## TASK TO CARRY OUT
Pictures in the data should be dropped; transcribe exactly the lines from the one that has "Rebuild this chart as a Python" through the one that has "plt.rcParams['font.family'] = ['Liberation".

## DATA SUPPLIED
□ □ □ □
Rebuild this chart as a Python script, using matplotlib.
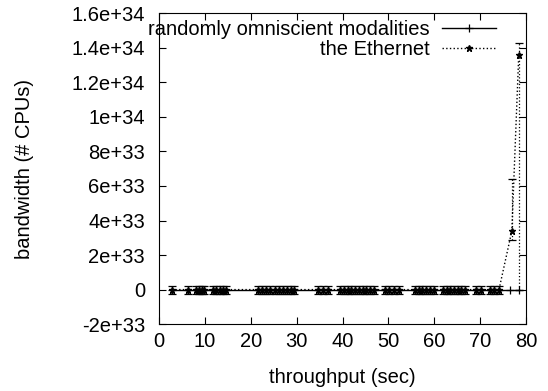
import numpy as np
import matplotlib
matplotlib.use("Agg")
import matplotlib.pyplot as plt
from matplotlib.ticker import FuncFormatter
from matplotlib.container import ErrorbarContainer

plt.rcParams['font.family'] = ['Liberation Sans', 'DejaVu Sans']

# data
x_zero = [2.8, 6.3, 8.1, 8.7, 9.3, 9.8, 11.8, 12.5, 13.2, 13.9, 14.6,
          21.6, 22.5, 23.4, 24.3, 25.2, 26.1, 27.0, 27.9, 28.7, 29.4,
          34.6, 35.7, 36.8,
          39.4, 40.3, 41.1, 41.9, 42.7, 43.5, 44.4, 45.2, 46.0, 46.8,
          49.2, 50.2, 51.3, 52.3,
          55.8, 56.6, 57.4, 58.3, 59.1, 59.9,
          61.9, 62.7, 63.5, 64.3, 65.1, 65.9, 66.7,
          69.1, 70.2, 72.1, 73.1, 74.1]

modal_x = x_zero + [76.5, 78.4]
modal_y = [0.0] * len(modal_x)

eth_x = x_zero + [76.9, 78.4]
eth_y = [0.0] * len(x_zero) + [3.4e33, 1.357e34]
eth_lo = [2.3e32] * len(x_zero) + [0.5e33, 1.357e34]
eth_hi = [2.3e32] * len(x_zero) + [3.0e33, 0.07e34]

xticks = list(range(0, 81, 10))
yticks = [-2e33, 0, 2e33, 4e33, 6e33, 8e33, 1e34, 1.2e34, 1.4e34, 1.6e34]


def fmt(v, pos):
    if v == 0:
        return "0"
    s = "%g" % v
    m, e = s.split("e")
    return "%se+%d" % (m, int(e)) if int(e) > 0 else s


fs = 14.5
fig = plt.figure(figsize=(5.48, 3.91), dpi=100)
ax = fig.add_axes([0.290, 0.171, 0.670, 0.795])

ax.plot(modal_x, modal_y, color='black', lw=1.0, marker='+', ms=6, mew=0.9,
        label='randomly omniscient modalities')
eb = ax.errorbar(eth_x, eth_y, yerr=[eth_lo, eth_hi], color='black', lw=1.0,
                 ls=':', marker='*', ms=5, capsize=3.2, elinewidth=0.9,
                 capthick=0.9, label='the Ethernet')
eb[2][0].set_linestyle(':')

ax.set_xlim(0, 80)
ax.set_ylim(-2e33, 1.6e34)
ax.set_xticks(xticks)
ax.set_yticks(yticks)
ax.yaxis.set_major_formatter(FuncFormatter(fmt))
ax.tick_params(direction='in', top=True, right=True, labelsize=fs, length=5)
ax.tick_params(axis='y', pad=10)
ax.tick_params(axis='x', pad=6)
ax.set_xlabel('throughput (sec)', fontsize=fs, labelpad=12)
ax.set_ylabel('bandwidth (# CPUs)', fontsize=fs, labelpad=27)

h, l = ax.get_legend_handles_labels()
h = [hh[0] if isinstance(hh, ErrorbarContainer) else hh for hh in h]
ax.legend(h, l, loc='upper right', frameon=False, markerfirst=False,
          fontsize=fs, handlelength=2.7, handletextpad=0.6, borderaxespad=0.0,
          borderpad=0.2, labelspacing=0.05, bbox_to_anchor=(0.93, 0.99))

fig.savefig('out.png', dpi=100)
□ □ □ □
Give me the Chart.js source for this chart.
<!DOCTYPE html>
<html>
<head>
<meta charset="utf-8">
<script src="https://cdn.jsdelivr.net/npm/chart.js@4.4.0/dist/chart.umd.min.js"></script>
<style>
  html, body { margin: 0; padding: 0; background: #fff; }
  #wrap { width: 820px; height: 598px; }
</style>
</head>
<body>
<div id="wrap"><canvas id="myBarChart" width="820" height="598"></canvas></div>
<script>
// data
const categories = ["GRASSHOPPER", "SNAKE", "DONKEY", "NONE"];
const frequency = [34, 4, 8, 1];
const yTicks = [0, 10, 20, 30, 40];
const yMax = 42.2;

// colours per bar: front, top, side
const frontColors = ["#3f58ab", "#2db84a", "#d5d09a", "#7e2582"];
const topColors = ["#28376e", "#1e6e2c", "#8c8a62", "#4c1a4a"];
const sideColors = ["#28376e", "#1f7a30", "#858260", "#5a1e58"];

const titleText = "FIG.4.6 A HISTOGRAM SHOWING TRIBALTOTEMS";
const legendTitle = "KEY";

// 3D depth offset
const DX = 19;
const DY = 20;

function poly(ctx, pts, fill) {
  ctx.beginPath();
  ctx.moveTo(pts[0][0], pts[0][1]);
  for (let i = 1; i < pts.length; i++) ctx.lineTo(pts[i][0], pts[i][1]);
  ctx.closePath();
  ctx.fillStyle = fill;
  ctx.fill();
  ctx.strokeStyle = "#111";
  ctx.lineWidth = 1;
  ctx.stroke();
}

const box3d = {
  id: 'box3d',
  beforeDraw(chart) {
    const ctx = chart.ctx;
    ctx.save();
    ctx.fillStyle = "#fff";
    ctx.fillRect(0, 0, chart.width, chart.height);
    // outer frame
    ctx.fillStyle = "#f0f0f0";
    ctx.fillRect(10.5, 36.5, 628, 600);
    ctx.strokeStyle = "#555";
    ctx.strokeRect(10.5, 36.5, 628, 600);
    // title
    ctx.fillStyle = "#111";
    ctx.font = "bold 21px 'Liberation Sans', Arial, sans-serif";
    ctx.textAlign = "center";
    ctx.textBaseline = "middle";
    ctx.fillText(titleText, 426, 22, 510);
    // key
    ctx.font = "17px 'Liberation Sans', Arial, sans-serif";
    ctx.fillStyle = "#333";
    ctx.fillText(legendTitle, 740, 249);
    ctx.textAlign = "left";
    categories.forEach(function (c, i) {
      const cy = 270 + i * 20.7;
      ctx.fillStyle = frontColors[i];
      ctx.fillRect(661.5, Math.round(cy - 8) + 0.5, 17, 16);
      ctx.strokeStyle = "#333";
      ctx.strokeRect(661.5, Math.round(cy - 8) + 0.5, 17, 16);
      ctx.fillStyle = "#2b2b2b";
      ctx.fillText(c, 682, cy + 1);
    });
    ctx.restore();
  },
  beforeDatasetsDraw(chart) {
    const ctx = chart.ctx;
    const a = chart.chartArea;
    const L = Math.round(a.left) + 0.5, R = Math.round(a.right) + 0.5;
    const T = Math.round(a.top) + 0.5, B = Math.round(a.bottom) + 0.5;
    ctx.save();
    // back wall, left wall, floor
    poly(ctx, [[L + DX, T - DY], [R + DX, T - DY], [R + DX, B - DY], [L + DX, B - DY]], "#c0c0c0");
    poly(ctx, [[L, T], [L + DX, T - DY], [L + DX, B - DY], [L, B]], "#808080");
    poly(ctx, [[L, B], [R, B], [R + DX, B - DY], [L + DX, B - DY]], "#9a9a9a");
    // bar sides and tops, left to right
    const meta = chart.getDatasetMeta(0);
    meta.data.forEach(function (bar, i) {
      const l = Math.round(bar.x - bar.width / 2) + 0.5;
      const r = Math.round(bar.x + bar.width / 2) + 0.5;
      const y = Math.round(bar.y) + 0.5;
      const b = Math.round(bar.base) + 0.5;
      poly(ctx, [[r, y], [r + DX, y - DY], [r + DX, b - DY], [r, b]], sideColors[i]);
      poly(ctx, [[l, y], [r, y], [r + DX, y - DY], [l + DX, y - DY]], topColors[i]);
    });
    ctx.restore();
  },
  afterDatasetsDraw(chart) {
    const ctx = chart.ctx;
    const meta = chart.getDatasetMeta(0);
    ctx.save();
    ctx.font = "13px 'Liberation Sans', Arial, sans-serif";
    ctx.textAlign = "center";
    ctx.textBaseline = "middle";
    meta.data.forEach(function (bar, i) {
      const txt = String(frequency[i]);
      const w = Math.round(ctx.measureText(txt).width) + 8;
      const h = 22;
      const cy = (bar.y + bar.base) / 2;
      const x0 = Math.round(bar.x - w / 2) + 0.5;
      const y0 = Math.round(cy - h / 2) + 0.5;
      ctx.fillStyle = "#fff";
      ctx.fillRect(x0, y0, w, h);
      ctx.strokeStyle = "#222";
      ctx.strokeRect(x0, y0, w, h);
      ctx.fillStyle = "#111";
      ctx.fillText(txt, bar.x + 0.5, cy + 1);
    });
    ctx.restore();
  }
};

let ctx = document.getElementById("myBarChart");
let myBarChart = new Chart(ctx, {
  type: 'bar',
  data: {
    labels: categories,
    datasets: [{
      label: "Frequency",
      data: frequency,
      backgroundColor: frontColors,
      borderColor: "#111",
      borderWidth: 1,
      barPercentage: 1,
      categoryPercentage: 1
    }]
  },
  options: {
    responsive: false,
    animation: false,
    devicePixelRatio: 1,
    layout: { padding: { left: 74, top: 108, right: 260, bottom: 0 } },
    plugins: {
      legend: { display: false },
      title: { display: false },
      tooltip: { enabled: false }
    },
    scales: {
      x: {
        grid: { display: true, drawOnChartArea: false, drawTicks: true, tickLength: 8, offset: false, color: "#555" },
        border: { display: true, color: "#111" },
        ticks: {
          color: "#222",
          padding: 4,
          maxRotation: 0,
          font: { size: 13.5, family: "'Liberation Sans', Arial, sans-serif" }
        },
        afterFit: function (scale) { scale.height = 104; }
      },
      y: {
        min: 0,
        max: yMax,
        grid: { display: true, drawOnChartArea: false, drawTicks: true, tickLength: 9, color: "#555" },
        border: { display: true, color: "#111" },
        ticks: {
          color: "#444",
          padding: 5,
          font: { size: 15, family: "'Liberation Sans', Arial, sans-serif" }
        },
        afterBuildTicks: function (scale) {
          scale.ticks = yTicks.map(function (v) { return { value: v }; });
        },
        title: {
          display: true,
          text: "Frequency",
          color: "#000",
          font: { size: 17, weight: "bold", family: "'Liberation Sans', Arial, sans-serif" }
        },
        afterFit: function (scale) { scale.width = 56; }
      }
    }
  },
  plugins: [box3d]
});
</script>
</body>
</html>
□ □ □ □
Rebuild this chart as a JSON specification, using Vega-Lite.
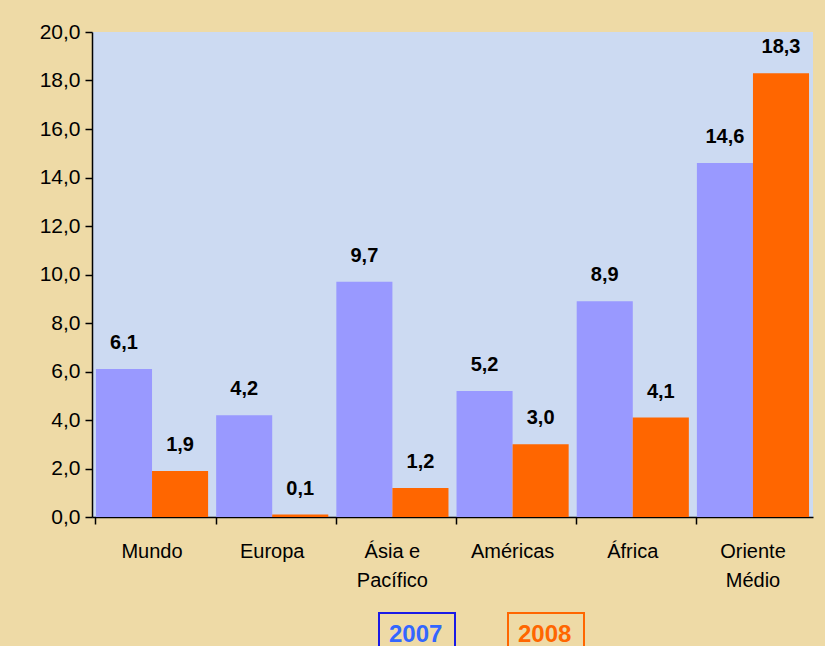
□ □ □ □
## SOLUTION FOR THIS EXERCISE
Rebuild this chart as a Python script, using matplotlib.
import numpy as np
import matplotlib
matplotlib.use("Agg")
import matplotlib.pyplot as plt
from matplotlib.ticker import FuncFormatter
from matplotlib.container import ErrorbarContainer

plt.rcParams['font.family'] = ['Liberation Sans', 'DejaVu Sans']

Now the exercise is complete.